There’s no hint of militaristic seriousness or bravado in his demeanor, either – his voice is gentle and friendly, and he nods and smiles as he listens to people speak, beaming encouragement and affirmation. His blue eyes are like sparkly aquamarines embedded into his pale face and framed by little crinkles of laugh lines between his cheeks and brow bones.

He opens doors, pulls out chairs, offers to buy drinks and carries around a pack of American Spirits and a lighter to offer to friends, though he doesn’t smoke. He’s just that kind, that polite and that eager to help out and be of service.

He’s the kind of nice that makes people suspicious.

“When I first met Seth I was like, ‘How could anybody be this nice?’” Cho says. “I thought he was a cyborg.”

Foley lives in Tempe with Cho and a menagerie of cats (with colorful names that pay homage to pop culture, like Beatrix Kiddo and Pink Floyd Sound) and ferrets. Friends pass through town and crash for a few days or a few months, rent-free – Foley pays rent for the gypsy house with the disability money he receives from his war injuries (shrapnel in his legs and thumb, a fractured and hyper-extended right ankle, tinnitus and post-traumatic stress disorder, which contributed to his being awarded a Purple Heart upon his return to the U.S.). He refuses to accept money for “something I didn’t have to pay for anyway.”

He took a semester off from studying political science at Arizona State University but plans to return in the fall to graduate in December 2012. For the past few years he’s worked as a manager at the Hippie Gypsy, a Mill Avenue institution and haven for neo-hippies and herbal enthusiasts – not exactly the place you’d expect to find a Marine.

“A lot of folks come into the Hippie Gypsy and assume, since we’re behind the counter, that we’re all hippies,” Foley says.

He loves it when conservative, straight-laced types, especially current or former military, come in and he gets to bust their preconceived notions by telling them about his former life.
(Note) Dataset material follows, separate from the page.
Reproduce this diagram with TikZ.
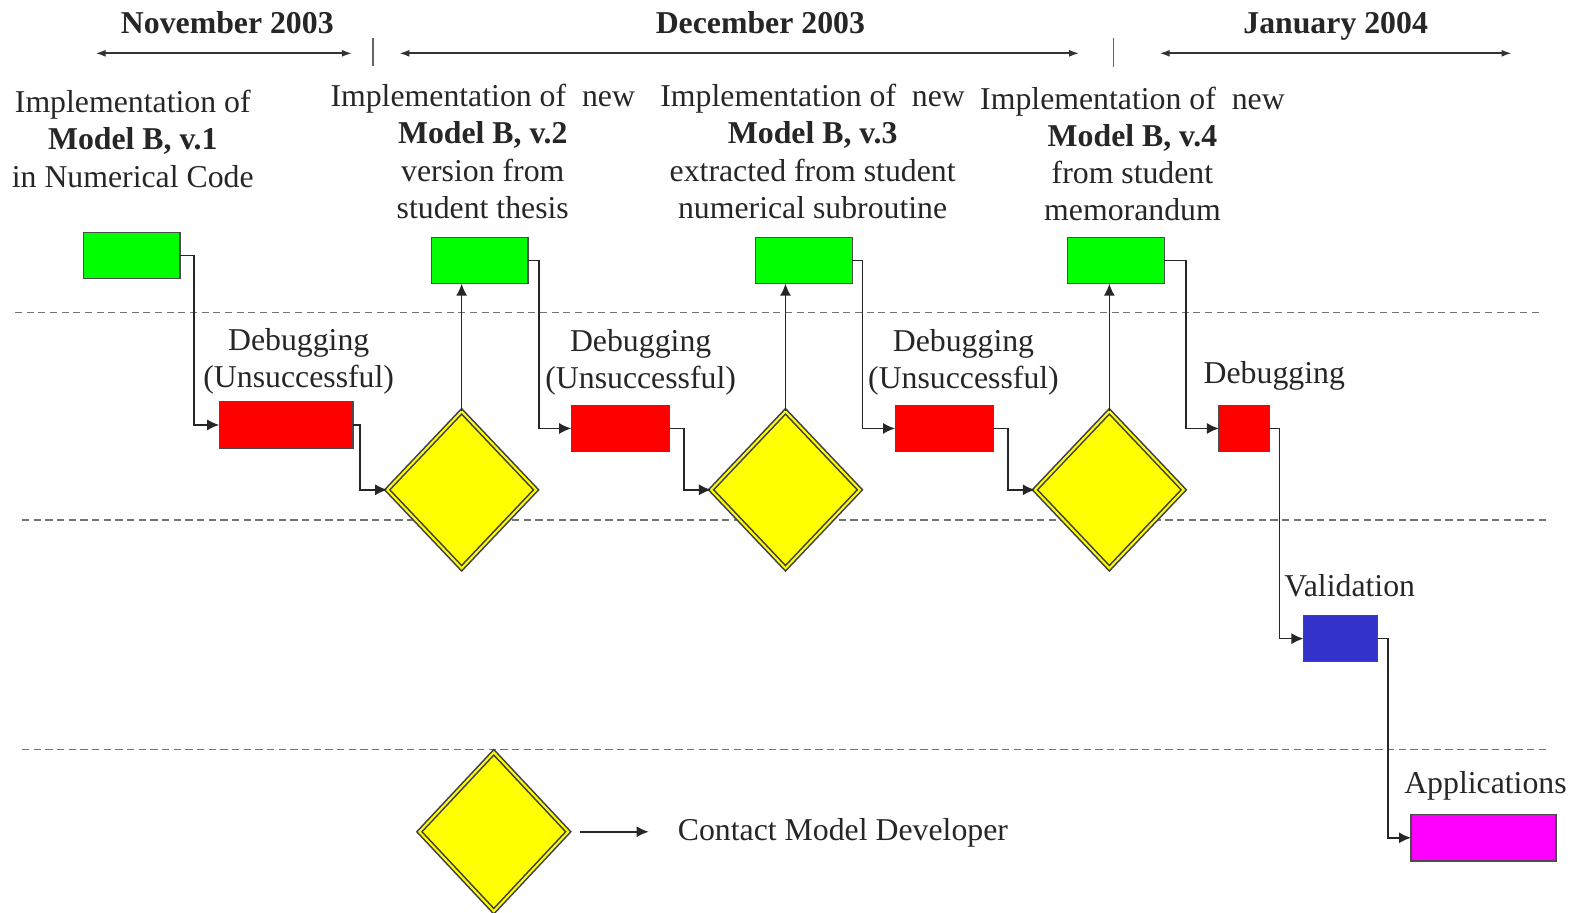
\documentclass[tikz,border=0pt]{standalone}
\usepackage{fontspec}
\setmainfont{Liberation Serif}
\usetikzlibrary{arrows.meta,shapes.geometric}
\definecolor{cgreen}{RGB}{0,255,0}
\definecolor{cred}{RGB}{255,0,0}
\definecolor{cyellow}{RGB}{255,255,0}
\definecolor{cblue}{RGB}{51,51,204}
\definecolor{cmag}{RGB}{255,0,255}
\begin{document}
\begin{tikzpicture}[x=0.5pt,y=-0.5pt,
  every node/.style={font=\fontsize{15.8}{18.5}\selectfont, text=black!85, inner sep=0pt, outer sep=0pt},
  box/.style={draw=black!70, line width=0.6pt, minimum height=23pt},
  gbox/.style={box, fill=cgreen, minimum width=48pt},
  rbox/.style={box, fill=cred},
  dia/.style={diamond, draw=black!75, line width=0.8pt, double=cyellow, double distance=1pt, fill=cyellow, minimum width=74pt, minimum height=78pt},
  conn/.style={draw=black!85, line width=0.8pt, -{Latex[length=6pt,width=5.5pt]}},
  tline/.style={draw=black!80, line width=0.9pt, {Latex[length=5pt,width=3.5pt]}-{Latex[length=5pt,width=3.5pt]}},
  tick/.style={draw=black!60, line width=0.7pt},
  sep/.style={draw=black!55, line width=0.6pt, dash pattern=on 3.5pt off 2.3pt},
  title/.style={font=\fontsize{15.8}{18.5}\selectfont\bfseries, anchor=base}
]
\useasboundingbox (0,0) rectangle (1568,907);

% titles and timeline
\node[title] (nov) at (226,33) {November 2003};
\node[title] (dec) at (756,33) {December 2003};
\node[title] (jan) at (1328,33) {January 2004};
\coordinate (na) at (95,53); \coordinate (nb) at (350,53);
\coordinate (da) at (397,53); \coordinate (db) at (1073,53);
\coordinate (ja) at (1153,53); \coordinate (jb) at (1503,53);
\draw[tline] (na) -- (nb);
\draw[tline] (da) -- (db);
\draw[tline] (ja) -- (jb);
\coordinate (k1a) at (371,38); \coordinate (k1b) at (371,66);
\coordinate (k2a) at (1107,38); \coordinate (k2b) at (1107,67);
\draw[tick] (k1a) -- (k1b);
\draw[tick] (k2a) -- (k2b);

% separators
\draw[sep] (15,311) -- (1533,311);
\draw[sep] (22,517) -- (1540,517);
\draw[sep] (22,745) -- (1540,745);

% descriptions
\node[align=center] (t1) at (132,138) {Implementation of\\\textbf{Model B, v.1}\\in Numerical Code};
\node[align=center] (t2) at (480,150.5) {Implementation of~ new\\\textbf{Model B, v.2}\\version from\\student thesis};
\node[align=center] (t3) at (808,150.5) {Implementation of~ new\\\textbf{Model B, v.3}\\extracted from student\\numerical subroutine};
\node[align=center] (t4) at (1126,153) {Implementation of~ new\\\textbf{Model B, v.4}\\from student\\memorandum};

\node[align=center] (l1) at (297,359.5) {Debugging\\(Unsuccessful)};
\node[align=center] (l2) at (637,360.5) {Debugging\\(Unsuccessful)};
\node[align=center] (l3) at (958,360.5) {Debugging\\(Unsuccessful)};
\node (l4) at (1267,374) {Debugging};
\node (lv) at (1342,582) {Validation};
\node (la) at (1477,781) {Applications};

% boxes
\node[gbox] (g1) at (131,254) {};
\node[gbox] (g2) at (477,259) {};
\node[gbox] (g3) at (799.5,259) {};
\node[gbox] (g4) at (1109.5,259) {};
\node[rbox, minimum width=66.5pt] (r1) at (284.5,422.5) {};
\node[rbox, minimum width=49pt] (r2) at (617,426) {};
\node[rbox, minimum width=49pt] (r3) at (939,426) {};
\node[rbox, minimum width=25pt] (r4) at (1237,426) {};
\node[box, fill=cblue, minimum width=37pt] (bl) at (1333,635) {};
\node[box, fill=cmag, minimum width=72pt] (mg) at (1475,833) {};

% diamonds
\node[dia] (d1) at (459,487) {};
\node[dia] (d2) at (781,487) {};
\node[dia] (d3) at (1103,487) {};
\node[dia, minimum height=79pt] (ld) at (491,827) {};
\node[anchor=west] (contact) at (674,828) {Contact Model Developer};

% connectors
\draw[conn] (g1.east) -- ++(14,0) |- (r1.west);
\draw[conn] (r1.east) -- ++(7,0) |- (d1.west);
\draw[conn] (d1.north) -- (d1.north |- g2.south);
\draw[conn] (g2.east) -- ++(11,0) |- (r2.west);
\draw[conn] (r2.east) -- ++(14,0) |- (d2.west);
\draw[conn] (d2.north) -- (d2.north |- g3.south);
\draw[conn] (g3.east) -- ++(10,0) |- (r3.west);
\draw[conn] (r3.east) -- ++(14,0) |- (d3.west);
\draw[conn] (d3.north) -- (d3.north |- g4.south);
\draw[conn] (g4.east) -- ++(22,0) |- (r4.west);
\draw[conn] (r4.east) -- ++(10,0) |- (bl.west);
\draw[conn] (bl.east) -- ++(10,0) |- (mg.west);
\draw[conn, shorten <=6pt, shorten >=14.5pt] (ld.east) -- (ld.east -| contact.west);
\end{tikzpicture}
\end{document}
Foley himself walks an interesting line between hippy-dippy “anything goes” freedom and the regimented, badass aggression of Marine Corps life.

“I would love to call myself a hippie because in my heart what it means to be a hippie, I agree with,” he says. “But I’m not, because I’m a productive member of society. As a student of history, I think that movement was totally destroyed and made less potent because of all the drugs and non-productivity.”
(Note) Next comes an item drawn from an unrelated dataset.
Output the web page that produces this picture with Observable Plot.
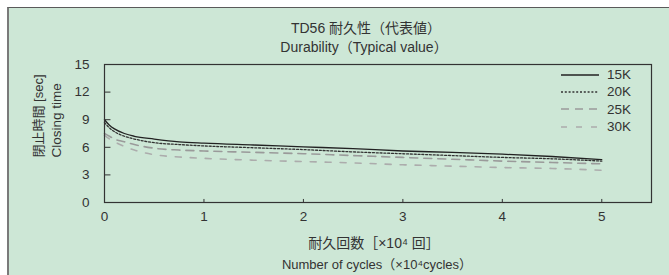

This is not to say he’s anti-drugs – it’s more like he’s anti-laziness.

“Do all your drugs and have fun, but be a productive member of society,” Foley says. “Then your opinion and argument actually means something.”
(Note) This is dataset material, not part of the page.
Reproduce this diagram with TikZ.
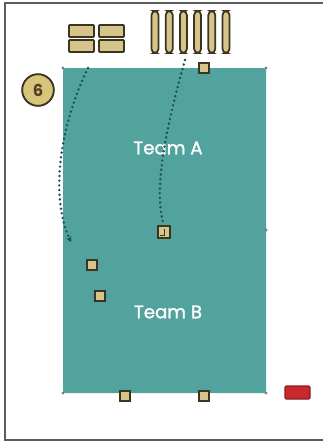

Foley says he got caught up in the post-9/11 patriotic propaganda machine and feels like he was “duped” by the United Stated government, which he says preys on the passionate and nationalist impulses of young men and women to serve its political agenda.

“I hate it because I disagree with the country’s motivations for why I was doing what I was doing,” Foley says. “If I’d been born in Syria with my mentality, I’d be wearing a face wrap and shooting at the guys in uniform. I’d be just as impassioned and just as against the occupation we (the U.S.) were perpetuating.”

His patriotism is ardent and unwavering but no longer ignorant, he says.

“It’s OK not to be that Toby Keith and flag-waving kind of patriot,” Foley says. “I’m still a patriot. I still love this place and everything it’s given me, but I’m no longer jaded.”

Foley says he came to identify more and more with his enemies as the war progressed.

“If you are human, you have more in common with me than every other living thing on the planet, regardless of what language you speak,” he says. “We’re all fellow people.”

He wrestles constantly with guilt – at surviving a war that many of his comrades did not survive, and for his part in the death of those on the other side of the conflict, especially those in the palm grove.

Foley looks back on that evening in Iraq and his eyes widen yet become more dull and glassy, as if he’s trying to take it all in and look at everything that happened but not let it swallow him back in. A slight haze is necessary to stay present in this life, to keep him from being stuck in that one.

“I killed him,” Foley says. “That’s final, it’s over, he’s not coming back.”

He lifts his shoulders up in a pose that could be defensive or self-comforting, like a protective recoil or an inward hug – or perhaps it’s both. Foley rubs his heart with big, firm circles of pressure from his fist and forearm and squirms in his seat.

“I have a lot of guilt, but I don’t,” he says. “I have a lot of guilt, but I don’t.”

“Boys with a normal viewpoint were taken out of the fields and offices and factories and classrooms and put into the ranks. There they were remodeled; they were made over; they were made to ‘about face’; to regard murder as the order of the day. They were put shoulder to shoulder and, through mass psychology, they were entirely changed. We used them for a couple of years and trained them to think nothing of killing or being killed.” – from “War is a Racket”

“I don’t know anyone who could go through the meat machine of the military and come out a real person,” Cho says. “Seth is an old soul, a learning soul, always truly growing and learning. He lives an intentionally purposeful life…(but) there’s also a sense of being an addict, to go back and save the people who were like you once.”

After he graduates, Foley wants to reenlist in the Marine Corps if they’ll take him. He has unfinished business – not in a revenge fantasy way, but because he feels compelled to be there for his brothers and to keep defending his country, something that was interrupted when his Humvee was hit by that roadside bomb.

“He’s really, really into the fraternity aspect of the military,” Cohen says. “He likes having his band of brothers, his groups – fighting for what’s right.”

Foley doesn’t like war, he wishes it didn’t exist, but if there has to be one, he says he’d rather be there – sort of a “If you want something done right, you have to do it yourself” situation.

“I love history,” Foley says. “In the history of people this is the best kind of lifestyle that anyone’s had, ever. I feel proud of having done my part to protect that … If more people had been aware of what was really going on I feel like it would have been different. There’s always going to be a war to fight.”